After spending the last few years directing two horror movies including Hungry Ghost Ritual <盂蘭神功> (2014) and Keeper of Darkness <陀地驅魔人> (2015), acclaimed HK actor Nick Cheung tries his hand at different genre this time around: a seedy crime thriller titled The Trough <低壓槽>, in which he also leads the role as an undercover cop.
But Cheung, where he co-wrote the screenplay with Wen Ning, isn’t interested to make the usual crime-thriller genre often seen in the HK cinema. Instead, everything here is highly stylised to the point it feels like you’re watching a graphic novel in motion. Think something like Sin City but minus the signature monochrome palette with splashes of colour, and you’ll get the idea. Even the city itself is fictional (in this case, Solo Field), where it occasionally rain (a shade of David Fincher’s Se7en quickly came to mind) while the sky is often dark and gloomy.
The story centres on Qiu (Nick Cheung), an undercover cop disguised as a gangster assigned by his superior Jim (He Jiong) to find out the elusive criminal mastermind nicknamed the “Boss”.
The Trough <低壓槽> marks Cheung’s third directorial effort and he does show some potential in this movie, particularly during the first half when Qiu deals with different gangsters that include colourful cameo appearances from Michael Miu, Lam Suet and Yuen Wah. It was admittedly fun and exciting, complete with well-choreographed violent shootouts (the earlier scene set in the laundry shop is particularly staged with enough verve).

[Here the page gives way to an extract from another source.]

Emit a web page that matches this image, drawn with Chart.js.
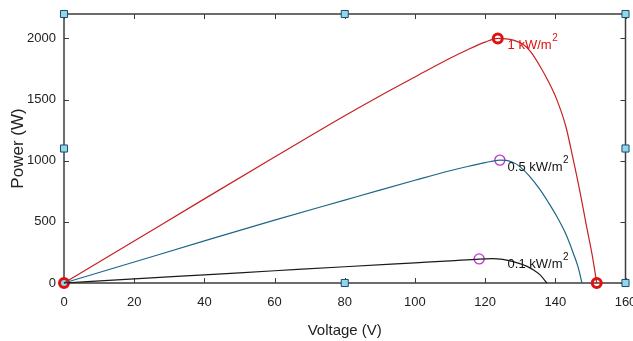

But once the story progresses further involving police corruption as well as subsequent motive and identity of the enigmatic “Boss”, the movie starts to wobble and even drags in most parts. By the time the anticlimactic third act takes place in an unlikely yet peculiar setting that you have to see for yourself, it looks as if Cheung tries too hard to expand his storyline in a different direction. It’s just too bad he fails to sustain the momentum over the course of the movie’s nearly two-hour running time.
As for the cast, Cheung exudes his usual charismatic self as a lone undercover cop with a tragic past. But as a director, he remains rough around the edges. Perhaps if he let someone else more qualified to direct instead, The Trough <低壓槽> might turn out better than expected.